I am, of course, concerned about the effect on the lack of access UK universities will have to European research funding. I was speaking to people in Brussels who felt that the EU would be 'unlikely' to allow any kind of special dispensation for UK universities to apply to H2020. If they do, other countries would see an exit from the EU as a workable way forward. Instead, universities will lose anything from 10% to 90% of their research income. The Times Higher has produced a list of those who will be most affected

But more than that it feels like an existential threat. When I took my team on the Erasmus+ exchange to Ghent, we stopped off in Brussels. We visited the Parlamentarium, the visitors' centre for the European Parliament. Now most museums are about conflict, about wars won or lost, about suffering and struggle. The Parlamentarium is different.  It celebrates bureaucrats and slow, painful negotiation. It highlights what a huge achievement the EU is, and how, from the ashes of two world conflicts, optimism built a new way forward. 

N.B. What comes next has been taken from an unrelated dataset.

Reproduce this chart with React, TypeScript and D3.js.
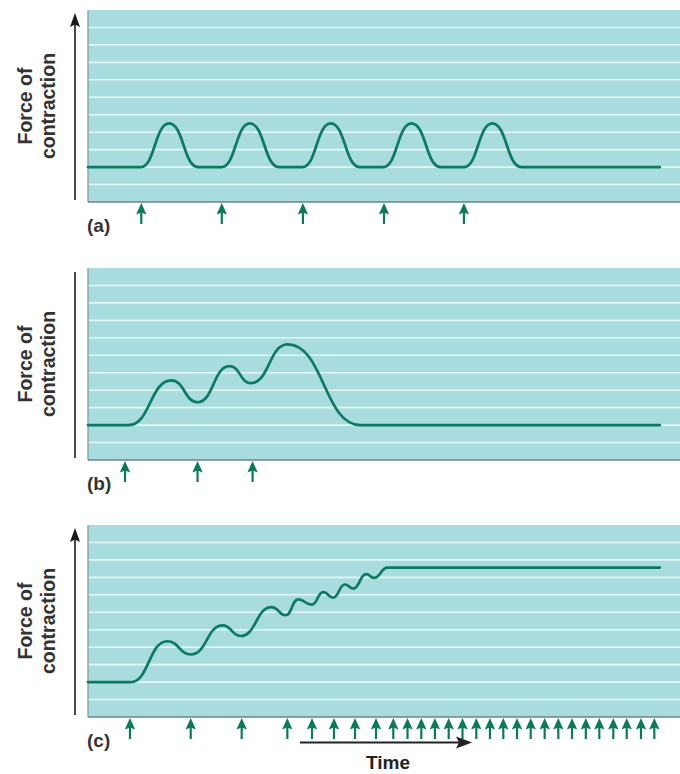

And what a way forward! In a continent riven and fractured for millennia by war and distrust, the EU has managed to provide six decades of peace and prosperity. It is a stunning achievement, and the Nobel Foundation was entirely justified in giving the EU the Nobel Peace Prize in 2012. The fallacy of the Leave campaign was taking this peace and prosperity for granted, and assuming that, by separating, the UK will somehow have even more of both. In fact, the very opposite might well be true.

What frustrates me more than the decision itself was the nature of the campaign, and the fact that the final vote was, for many, based on impressions and feelings rather than facts and reality. Prof Michael Dougan of the University of Liverpool, a man who has been doing research on and lecturing about the European Union for the past 20 years, produced a refreshingly clear overview of the latter. But such 'experts' were dismissed by Michael Gove and others in the campaign, encouraging people to trust their instincts. 

As a result you have the situation such as in Cornwall and Wales where the contribution of the EU to the regions was ignored in favour of phantom 'immigrants' and payments to Brussels. 'Are there any immigrants in Ebbw Vale?' asks the Guardian. 'No,' replies a resident. 'Hardly any. And the ones there are are all working, all contributing. It's just...illogical. I just don't think people looked at the facts at all.'

I appreciate that, for many, the Referendum was the chance to send a message. Those who felt hard hit by the recession, who saw a faceless political and business elite getting away with it, who felt voiceless, had the opportunity to protest. And how. But my worry is that they have chosen to protest about the wrong thing. The EU has been benefiting the 'real, normal, decent' people that Farage talked about on Friday morning. It is leaving the one organisation that can have a wider overview, and hold national governments to account of behalf of their people.

And, in particular, it will harm the generation that is just beginning to come of age. Much has been made about the fact that it is the older generation that dominated the Leave campaign, like the last hurrah of the Baby Boomers as they pulled up the ladder on their golden age. Children such as mine, doing their A levels and GCSEs, and dreaming of travel, study and work abroad, are about to have it made much harder and much more expensive.

As I say, I felt a body blow on Friday. I felt bewildered and vaguely sick. It felt as if the country was sleepwalking into a situation that will be its undoing, and there was little I could do about it. The words of the UK's first Prime Minister, Sir Robert Walpole, came to mind, amid celebrations by the people at the start of the War of Jenkin's Ear.  'They are ringing their bells now, they will be wringing their hands soon.'

After the shock, I knew I had to do something, do anything, to face this sense of powerlessness. To use the hackneyed old cliche, I felt I had to light a candle rather than curse the darkness. I was thankful that my employer, the University of Kent, reinforced its commitment to be the UK's European university, and to host and support both staff and students from wherever in Europe or the world they originate. I signed the petition seeking a second referendum, and one encouraging parliament to reject the 'advisory' referendum for the future long-term welfare of the people. I wrote to my MP asking that he back David Lammy's intention to do just that. I even joined the Labour Party to play a part in trying to offer an effective opposition at a time when we desperately need one.

I recognise that these are gestures, and yes: they may be futile. But they are necessary and important at a time when gestures are all we have, and we are in desperate need of hope. Realistically I think it will be for that future generation, the slighted, benighted and ignored generation, to go to the EU in two decades time and try and seek reentry. I hope we won't have to wait that long, but I'm realistic, and I know the chances, even then, will be slim. In the meantime we should do all we can to try and stop the cataclysm. We should all make the gestures, light those candles and hope beyond hope.


  1. I agree... totally agree. Have cut-and-pasted your letter to the MP and will send after adding a bit of my own. It enables the sense of powerless, as if strange hands came in the night and shved my house into another place entirely, where people live who I can't relate to much, where old lessons are not learned, where paint is peeling off the window-frames to reveal older, still-disliked colours. So candles in the darkness matter and the more candles, the brighter it gets. Well said, Phil Ward. From BanAnna.